The blade server market is steadily expanding as companies move away from traditional rack-mounted servers and look to blades to address their business flexibility and changing technology needs.
This HP whitepaper looks at the state of the blade server market and how its new server management system HP OneView can serve that market.
A blade server is a stripped down server computer with a modular design optimised to minimise the use of physical space and energy. Blade servers have a number of components removed to save on space, minimise power consumption and allow cost effective modular expansion.
A blade enclosure, which can hold multiple blade servers, provides services to all the blades contained within it, such as power, cooling, networking, various interconnects and server management. Together, blades and the blade enclosure form a cost-effective blade system, by providing powerful computing power using shared services.
With such business and cost advantages, it is no surprise that the state of the blade server market is sitting pretty, with blades overall taking a steadily increasing share of the overall global server market. In February 2014, industry analyst IDC reported that blade market share from the total server market, as of the fourth quarter of 2013, stood at 17 per cent - $2.4bn (£1.5bn) in quarterly sales.
HP maintained its number one position in the blade server market in 4Q13 with a 44 per cent market share, ahead of Cisco (which entered the blade market in 2009) which took a 20.5 per cent market share. When the blade server market first took off, HP used to battle with IBM for supremacy, but Big Blue was well behind in third place with 19.5 per cent of the market at the end of 2013.
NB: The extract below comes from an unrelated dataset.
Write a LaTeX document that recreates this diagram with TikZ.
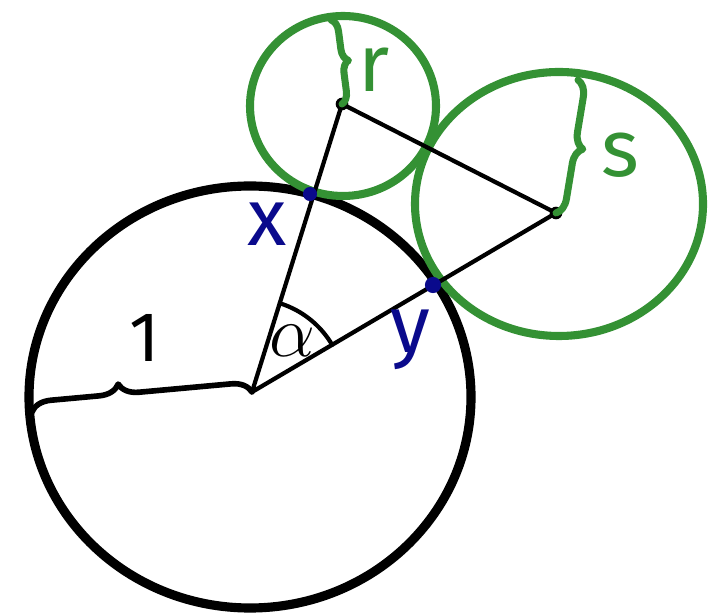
\documentclass[tikz,border=0pt]{standalone}
\usepackage{fontspec}
\setsansfont{Fira Sans}
\usetikzlibrary{angles,quotes,calc,decorations.pathreplacing}
\definecolor{PenGreen}{RGB}{52,145,52}
\definecolor{PenBlue}{RGB}{10,10,140}
\tikzset{
  pen/.style={line width=1.2pt,line cap=round,line join=round},
  hand/.style={font=\sffamily\fontsize{23}{27}\selectfont},
  curly/.style 2 args={pen,decorate,decoration={brace,amplitude=#1,aspect=#2}}
}

\begin{document}
\begin{tikzpicture}[x=1cm,y=1cm]
  \useasboundingbox (0,0) rectangle (7.08,-6.13);
  \coordinate (O) at (2.52,-3.92);
  \coordinate (P) at (3.42,-1.04);
  \coordinate (Q) at (5.56,-2.13);
  \coordinate (L) at (0.32,-4.12);
  % circles
  \draw[line width=2.6pt] (2.50,-3.97) ellipse [x radius=2.21,y radius=2.11];
  \draw[line width=2.3pt,PenGreen] (3.43,-1.06) ellipse [x radius=0.93,y radius=0.90];
  \draw[line width=2.3pt,PenGreen] (5.59,-2.04) ellipse [x radius=1.44,y radius=1.32];
  % triangle
  \draw[pen] (O)--(P)--(Q)--cycle;
  \fill (P) circle (1.8pt) (Q) circle (1.8pt);
  \fill[PenBlue] (3.10,-1.94) circle (2pt) (4.33,-2.85) circle (2.3pt);
  % radii
  \draw[curly={0.2cm}{0.4},line width=1.6pt] (L)--(O);
  \draw[curly={0.12cm}{0.5},PenGreen,line width=2pt] (3.31,-0.20)--(P);
  \draw[curly={0.16cm}{0.5},PenGreen,line width=2pt] (5.78,-0.80)--(Q);
  \draw pic[pen,draw,angle radius=9.3mm,angle eccentricity=0.7,
    "$\alpha$",font=\fontsize{20}{24}\selectfont] {angle=Q--O--P};
  % labels
  \node[hand,font=\sffamily\fontsize{20}{24}\selectfont] (one) at (1.45,-3.38) {1};
  \node[hand,PenBlue] (xl) at (2.67,-2.24) {x};
  \node[hand,PenBlue] (yl) at (4.10,-3.40) {y};
  \node[hand,PenGreen] (rl) at (3.74,-0.70) {r};
  \node[hand,PenGreen] (sl) at (6.20,-1.55) {s};
\end{tikzpicture}
\end{document}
Analyst Gartner reports similar blade server market share figures. Gartner says, "HP is maintaining volume blade market leadership, with a market share roughly equal to the combined share of the next four vendors of Cisco, IBM, Dell and Oracle."
By the second quarter of 2014, IDC again reported (in August 2014) overall increased blade server sales, with HP holding 42 per cent of the market, Cisco increasing its share to 25 per cent, and IBM falling to 14 per cent, as other smaller and newer players in the market gained some traction.
IDC analyst Jed Scaramella says, “Modular servers – blades and density-optimised servers (which are used by large cloud players like Amazon and Google, for instance) – represent distinct segments of growth for vendors in an otherwise mature server market.”
He says, “As the building block for integrated systems, blade servers will continue to drive enterprise customers along the evolutionary path toward private clouds."
It is also expected that the blade server market will be given a further kick-start with Microsoft's announcement that it is ending support for Windows Server 2003, and the recent launch of Intel's Grantley Xeon EP processor.
As for server management, IDC analyst Matt Eastwood says, “Resource-strapped organisations today are looking for infrastructure management platforms that will unchain them from spending countless hours on mundane, administrative tasks to focus more on innovation.
“The market is primed and ready for an infrastructure management platform that is more intuitive and built for the needs of IT today, not the days gone by.”
As for HP, it is ready to address these needs. Analyst Gartner says, "HP is building on strong investment in management tools that already enable a single point of management across physical and virtual infrastructures - and across blade- and rack-based servers - with plans to extend this to common tools across compute, storage and networking."
Which is a major reason why HP has launched HP OneView. HP says the new infrastructure management platform will allow IT teams to dramatically improve operations, while reducing costs and manual errors that cause downtime.
The proliferation of as-a-service technology, an influx of tech-savvy workers and an increase in business complexity is widening the gap between business demand and traditional IT supply, in addition to organisations struggling to deliver and manage IT using outdated management tools.
To develop HP OneView, HP collaborated with more than 150 leading customers worldwide over four years to understand the drivers of cost, inefficiencies and delays around the most common infrastructure management tasks, processes and steps.
HP OneView is designed for the HP BladeSystem, and the expanding range of HP ProLiant servers. It improves the productivity of IT administrators with the help of an intuitive user interface and automated intelligence that simplifies common tasks.
The most common data centre processes, such as deployment, updating, migrating and troubleshooting can be reduced from hours or days to just minutes. For instance, says HP, provisioning hypervisors across 16 servers with traditional tools can take two hours and 50 minutes of administrative time. But with OneView it can take just 14 minutes, says the blade supplier.
“Social media, the consumerisation of IT and changing demographics are altering how work gets done, forcing organisations to address a widening gap between enterprise demands and traditional IT supply,” says Tom Joyce, senior vice president and general manager of Converged Systems at HP.
“The current infrastructure management model is stuck in the past and HP OneView is the first step in fundamentally rethinking the entire approach to infrastructure management in the data centre,” says Joyce.